I know what it's like to live with depression and anxiety. For the past five years, it has been an uphill battle to wake up in the morning and decide I'm going to be an active participant in the day. When I open my eyes, I feel exhausted. I could have slept for 10 years straight, and I am still so tired. When I finally get out of bed, I have an irrational fear that something will inevitably go wrong with the day, so then I treat the day accordingly. When I walk on campus and I see someone looking at me, I think they're looking at all of my visible flaws. I'm always worried someone will dislike me as soon as they meet me, and I always forget that in order to dislike someone, you have to know them. Living with a depression/anxiety combo is worrying about how things are going but being too tired to fix them. It's shutting out everyone who is just trying to love you because you're too worried about being rejected before they even get the chance to do it. But mostly, it's getting sad at random times and crying for an hour until your mascara is running down your face and you find yourself not being able to get up off of the kitchen floor.
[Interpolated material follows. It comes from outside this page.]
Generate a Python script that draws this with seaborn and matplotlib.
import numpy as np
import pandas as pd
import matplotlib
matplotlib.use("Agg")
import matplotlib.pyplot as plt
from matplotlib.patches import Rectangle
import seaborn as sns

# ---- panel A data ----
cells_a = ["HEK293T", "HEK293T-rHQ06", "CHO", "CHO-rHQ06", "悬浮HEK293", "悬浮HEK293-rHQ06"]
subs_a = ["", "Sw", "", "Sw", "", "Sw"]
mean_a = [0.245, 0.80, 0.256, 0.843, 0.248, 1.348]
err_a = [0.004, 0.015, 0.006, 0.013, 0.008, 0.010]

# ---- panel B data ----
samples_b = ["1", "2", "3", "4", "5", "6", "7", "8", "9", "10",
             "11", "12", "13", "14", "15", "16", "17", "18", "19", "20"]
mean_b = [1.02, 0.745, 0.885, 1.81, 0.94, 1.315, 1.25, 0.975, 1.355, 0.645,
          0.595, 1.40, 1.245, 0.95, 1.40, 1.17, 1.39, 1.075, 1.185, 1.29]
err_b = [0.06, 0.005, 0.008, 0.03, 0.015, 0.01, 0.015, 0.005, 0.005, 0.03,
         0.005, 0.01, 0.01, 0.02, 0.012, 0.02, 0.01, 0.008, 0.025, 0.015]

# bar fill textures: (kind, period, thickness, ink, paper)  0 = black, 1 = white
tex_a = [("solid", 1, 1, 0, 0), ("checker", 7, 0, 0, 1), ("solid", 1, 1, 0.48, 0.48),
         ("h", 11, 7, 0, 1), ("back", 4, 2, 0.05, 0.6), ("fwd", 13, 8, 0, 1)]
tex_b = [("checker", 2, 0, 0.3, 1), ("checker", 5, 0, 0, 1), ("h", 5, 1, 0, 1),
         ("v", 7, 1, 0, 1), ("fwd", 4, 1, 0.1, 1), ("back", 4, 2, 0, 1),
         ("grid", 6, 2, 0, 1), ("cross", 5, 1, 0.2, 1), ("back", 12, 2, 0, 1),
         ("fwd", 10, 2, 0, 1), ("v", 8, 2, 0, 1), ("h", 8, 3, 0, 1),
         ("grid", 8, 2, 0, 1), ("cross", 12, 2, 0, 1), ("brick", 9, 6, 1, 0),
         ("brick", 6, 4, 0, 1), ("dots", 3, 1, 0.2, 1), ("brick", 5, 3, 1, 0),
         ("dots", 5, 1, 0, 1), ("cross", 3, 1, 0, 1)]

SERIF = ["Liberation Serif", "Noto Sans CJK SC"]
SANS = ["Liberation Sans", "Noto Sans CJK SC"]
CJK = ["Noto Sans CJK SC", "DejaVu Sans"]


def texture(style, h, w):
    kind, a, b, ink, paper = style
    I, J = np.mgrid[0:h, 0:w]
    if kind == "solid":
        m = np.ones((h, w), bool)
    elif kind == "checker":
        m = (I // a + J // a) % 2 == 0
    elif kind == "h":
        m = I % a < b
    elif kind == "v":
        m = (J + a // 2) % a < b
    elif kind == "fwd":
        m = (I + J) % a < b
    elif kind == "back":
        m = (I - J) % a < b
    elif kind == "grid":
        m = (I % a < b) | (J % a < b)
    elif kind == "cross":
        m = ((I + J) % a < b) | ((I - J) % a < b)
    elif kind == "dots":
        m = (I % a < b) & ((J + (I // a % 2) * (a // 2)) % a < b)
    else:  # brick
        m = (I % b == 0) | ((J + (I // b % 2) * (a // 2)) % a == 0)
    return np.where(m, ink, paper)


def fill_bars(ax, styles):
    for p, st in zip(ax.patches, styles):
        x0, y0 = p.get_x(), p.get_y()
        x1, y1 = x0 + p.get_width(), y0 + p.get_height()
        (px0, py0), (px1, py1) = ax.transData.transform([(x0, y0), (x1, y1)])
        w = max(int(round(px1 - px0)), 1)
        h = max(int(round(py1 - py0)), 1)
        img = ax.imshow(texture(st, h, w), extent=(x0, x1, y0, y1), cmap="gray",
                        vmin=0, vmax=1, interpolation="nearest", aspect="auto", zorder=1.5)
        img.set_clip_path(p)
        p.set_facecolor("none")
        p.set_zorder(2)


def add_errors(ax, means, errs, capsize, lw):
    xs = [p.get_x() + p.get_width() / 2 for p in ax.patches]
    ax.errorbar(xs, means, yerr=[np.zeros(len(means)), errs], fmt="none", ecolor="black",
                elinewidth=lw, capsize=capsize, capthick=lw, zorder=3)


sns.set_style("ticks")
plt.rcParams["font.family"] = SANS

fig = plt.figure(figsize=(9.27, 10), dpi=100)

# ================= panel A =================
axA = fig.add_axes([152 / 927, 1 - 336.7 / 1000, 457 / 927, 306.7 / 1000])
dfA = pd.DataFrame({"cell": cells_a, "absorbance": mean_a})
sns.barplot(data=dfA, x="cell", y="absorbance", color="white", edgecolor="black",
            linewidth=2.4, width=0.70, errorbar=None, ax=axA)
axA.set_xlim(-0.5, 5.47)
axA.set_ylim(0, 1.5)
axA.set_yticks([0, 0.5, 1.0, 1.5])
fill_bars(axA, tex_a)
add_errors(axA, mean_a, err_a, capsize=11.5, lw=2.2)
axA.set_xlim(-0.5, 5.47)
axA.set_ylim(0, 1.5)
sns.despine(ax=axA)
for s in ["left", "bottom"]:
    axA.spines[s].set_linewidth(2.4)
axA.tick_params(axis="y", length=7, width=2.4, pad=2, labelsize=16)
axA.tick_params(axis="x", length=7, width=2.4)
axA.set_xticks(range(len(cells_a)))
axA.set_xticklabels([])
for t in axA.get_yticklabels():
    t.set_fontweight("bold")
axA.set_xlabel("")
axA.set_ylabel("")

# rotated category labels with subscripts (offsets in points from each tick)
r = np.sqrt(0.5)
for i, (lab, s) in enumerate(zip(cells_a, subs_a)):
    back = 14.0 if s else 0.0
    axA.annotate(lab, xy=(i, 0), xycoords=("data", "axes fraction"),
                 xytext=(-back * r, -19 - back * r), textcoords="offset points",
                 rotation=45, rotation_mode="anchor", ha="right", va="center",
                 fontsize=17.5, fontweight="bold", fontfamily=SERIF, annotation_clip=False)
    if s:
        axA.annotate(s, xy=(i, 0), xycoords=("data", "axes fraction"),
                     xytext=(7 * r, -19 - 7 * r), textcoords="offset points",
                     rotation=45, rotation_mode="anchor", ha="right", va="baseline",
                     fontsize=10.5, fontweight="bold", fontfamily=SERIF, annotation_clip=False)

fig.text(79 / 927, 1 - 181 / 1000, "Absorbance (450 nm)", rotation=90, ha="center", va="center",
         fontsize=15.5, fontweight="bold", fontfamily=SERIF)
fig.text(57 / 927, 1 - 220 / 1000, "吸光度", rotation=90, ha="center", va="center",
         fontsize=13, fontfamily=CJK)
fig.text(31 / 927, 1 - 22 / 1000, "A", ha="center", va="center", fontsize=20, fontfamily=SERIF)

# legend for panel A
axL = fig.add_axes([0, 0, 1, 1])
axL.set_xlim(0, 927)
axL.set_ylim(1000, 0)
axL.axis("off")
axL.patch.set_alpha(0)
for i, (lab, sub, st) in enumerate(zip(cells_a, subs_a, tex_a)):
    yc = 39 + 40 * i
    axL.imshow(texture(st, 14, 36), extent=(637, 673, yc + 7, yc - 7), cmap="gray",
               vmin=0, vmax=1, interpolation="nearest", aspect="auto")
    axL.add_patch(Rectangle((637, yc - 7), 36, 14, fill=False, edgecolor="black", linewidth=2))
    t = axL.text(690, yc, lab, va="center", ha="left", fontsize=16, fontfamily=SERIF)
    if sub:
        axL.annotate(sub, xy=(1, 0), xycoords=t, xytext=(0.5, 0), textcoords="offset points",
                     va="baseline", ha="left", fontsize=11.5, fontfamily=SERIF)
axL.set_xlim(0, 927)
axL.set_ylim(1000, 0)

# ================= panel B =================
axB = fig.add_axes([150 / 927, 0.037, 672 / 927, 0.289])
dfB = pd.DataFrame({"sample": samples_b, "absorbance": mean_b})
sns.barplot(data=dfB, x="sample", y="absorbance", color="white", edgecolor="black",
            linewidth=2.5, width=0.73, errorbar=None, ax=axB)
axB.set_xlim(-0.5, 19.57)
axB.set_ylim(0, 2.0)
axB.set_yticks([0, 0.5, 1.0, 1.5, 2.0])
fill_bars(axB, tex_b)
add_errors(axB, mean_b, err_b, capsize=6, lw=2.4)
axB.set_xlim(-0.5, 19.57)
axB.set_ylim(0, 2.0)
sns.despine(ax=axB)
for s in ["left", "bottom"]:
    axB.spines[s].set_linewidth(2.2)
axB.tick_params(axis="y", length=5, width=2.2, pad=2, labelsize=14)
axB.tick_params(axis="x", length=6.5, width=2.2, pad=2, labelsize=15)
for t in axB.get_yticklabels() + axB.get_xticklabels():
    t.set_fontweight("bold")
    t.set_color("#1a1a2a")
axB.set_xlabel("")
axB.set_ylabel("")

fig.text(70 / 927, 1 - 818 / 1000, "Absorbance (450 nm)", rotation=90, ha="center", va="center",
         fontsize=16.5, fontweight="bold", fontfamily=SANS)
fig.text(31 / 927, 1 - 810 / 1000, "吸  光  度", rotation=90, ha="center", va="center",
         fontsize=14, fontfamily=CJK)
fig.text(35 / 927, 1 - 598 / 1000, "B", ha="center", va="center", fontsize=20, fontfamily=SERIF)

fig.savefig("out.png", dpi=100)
I also know what it's like to love someone with depression and anxiety. Secondhand, of course. You try so hard to tell them every day that they're beautiful, but they don't believe you. You try so hard to tell them every day that they're loved, but they don't see how anyone ever could. And when they're crying, you try to comfort them but the cries soon become moans, the air runs thin and suddenly, they can't catch a breath. How are you supposed to love someone who finds it hard to love themselves?
Sometimes, there will be silence, and it can be deafening. You'll want, more than anything, to talk it out with them, but maybe the best thing for them is sitting in silence while they navigate the mess in their head. Speaking from experience, the last thing a depressed person wants is someone causing a fuss while they're already wigging out.
More than anything, when you love someone with depression, you have to be flexible and selfless. I understand it's hard to give so much love and feel as if you're always doing something wrong because they're always sad. Remember, it's not your fault they feel this way. It's not your fault they cry or stare into space for hours or disappear for hours at a time. But also remember, they're not looking for someone to fix them. They're looking for someone to stroke their hair and say, "I'm sorry, I know this sucks." Being patient while they work on themselves is the best way to love someone.
For the depressed, I know it sucks. Believe me, I know it well. Don't suppress what you're feeling. In my experience, bottling it up will cause you to explode with emotion a little down the road. Do what you think is best for you, but don't ever stop trying to get better. Always remember, it's a bad day, not a bad life.
For the ones who love someone who is depressed and/or anxious, you're doing everything right. Don't get discouraged if, after you love on them for four hours straight, they're not better. Depression doesn't get better over night because it's not just something you can get over. Continue with your patience and unconditional love, and the rest will come in time.